Despite all the domestic criticism of Chancellor Angela Merkel’s refugee policy, her conservative Christian Democrats remain the strongest political force. If she decides to run for a fourth term in the fall 2017 election, few political pundits will put money on her losing.
Germany’s three left-of-center parties, including the Social Democrats who have been junior partners in a coalition with her since 2013, are well aware that the only way to unseat her may be to form an alliance.
A coalition between the SPD, Greens and Left Party, dubbed R2G (an acronym for red-red-green), would be unprecedented nationally but not at the state level, where the first R2G government was formed in the eastern state of Thuringia in 2014.
The SPD has long refused to countenance a national coalition with the staunchly pacifist Left Party, which is categorically opposed to military missions abroad, wants to dissolve NATO and calls for sharp increases in government spending as well as shorter working hours.
But Ms. Merkel’s dominance, combined with positive experiences gained in regional coalitions between the SPD and Left Party such as in Berlin city government between 2002 and 2011, have brought them closer together.
With one year to go before the federal election, efforts are underway to probe common ground for a possible future government, but it’s not going particularly smoothly.
SPD leader Sigmar Gabriel caused irritation among his party colleagues when it emerged that he planned to hold secret talks on Tuesday evening with representatives of the Greens and Left Party to sound out “perspectives for 2017.”
“We must make our own profile as clear as possible. And we must look at what the options are for taking power.”
That coincided with a scheduled meeting of no fewer than 90 lawmakers from the three parties to discuss precisely the same project. SPD members were at a loss to explain why Mr. Gabriel chose to organize his own meeting.
The indiscretion followed the leak of a telephone conversation between Mr. Gabriel and Left Party co-Chairman Bernd Riexinger about the possibility of jointly backing former Protestant bishop Margot Kässmann to become Germany’s next president, a largely ceremonial post that is furnished with some constitutional powers.
When the suggestion became public, Ms. Kässmann declined, to the embarrassment of the two politicians who had failed quite clumsily in an attempt to align the parties on a significant political project: choosing the president.
SPD members insisted on Tuesday that the clash of meetings was coincidental.
“It’s not a rival meeting,” said SPD lawmaker Axel Schäfer, who initiated the wider gathering of lawmakers. “Our party chairman regular meets leading people from the other parties for meals or coffee.”
Until now, the many small groups in which the SPD, Greens and Left Party have been holding talks have had little more than niche status as the SPD has been preoccupied with governing. But with just 11 months to go until the election, the talks are gaining prominence.

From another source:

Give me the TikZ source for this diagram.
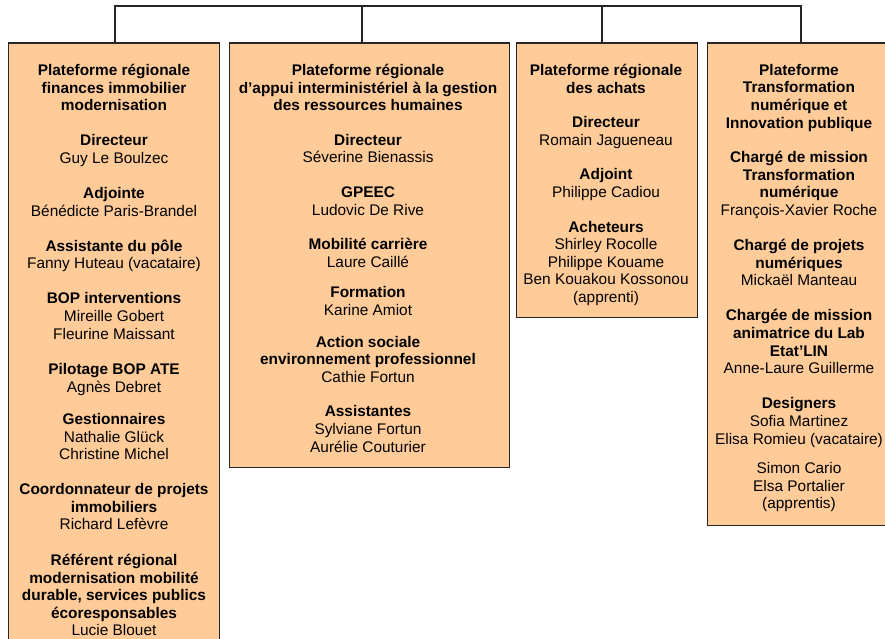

“We’re coming out of the back rooms,” said Mr. Schäfer. “We must make our own profile as clear as possible. And we must look at what the options are for taking power.”
He said the growing threat of far-right populism and the election of the president in February by a special parliamentary assembly to find a successor for incumbent Joachim Gauck had opened a window of opportunity for a left-leaning alliance. An R2G government could finally enable the SPD to pursue its principal aims of promoting greater social equality, he said.
The party has been locked in two coalitions as junior partner to Ms. Merkel’s conservatives since 2005. They have been awkward marriages which led many voters to abandon the SPD. The party is languishing just above 20 percent in opinion polls while the conservatives are around 30 percent. The right-wing Alternative for Germany is scoring up to 15 percent, ahead of the Left Party and Greens at 11 and 12 percent respectively.
The Greens too see benefits in a left-leaning coalition next year although some of them favor an alliance with Ms. Merkel.
“It’s good for us Greens to have as many options as possible,” Green lawmaker Dieter Janecek told Handelsblatt. Regular talks with the SPD and Left Party could help to establish whether there’s a basis for forming a future government, he said.
But he added that there were rifts on foreign policy where Left Party members have been calling for closer ties with Russian President Vladimir Putin.
A deputy leader of the Left Party, Caren Lay, said: “We’re not holding coalition talks today, but we’re getting to know each other and want to build up a constructive and united channel of communication. We need a change of policies. The debate about reforms must come from the left.”
The R2G government in Thuringia is seen as a test case for a possible national government, but there are some pretty high hurdles in the form of policy differences and the lack of public support. If the SPD can’t improve on its current showing of 22 percent, an R2G alliance won’t get a majority.
That explains why some party members are playing down its likelihood. The general secretary of the SPD, Katarina Barley, didn’t sound exactly euphoric about Tuesday’s talks. “At the parliamentary group level we have a lot of contact with our conservative colleagues,” she said. “We have a bit less contact with the others, that’s the reason for this format, to set up an exchange of views there too.”
Besides, Mr. Gabriel, who himself has yet to declare whether he will run for chancellor next year, has said he doesn’t want the SPD to campaign as part of a left-leaning bloc of parties.
He regards R2G as a real option — but he wants the party to keep all its options open.
Unless the SPD gains ground, those options are looking pretty limited.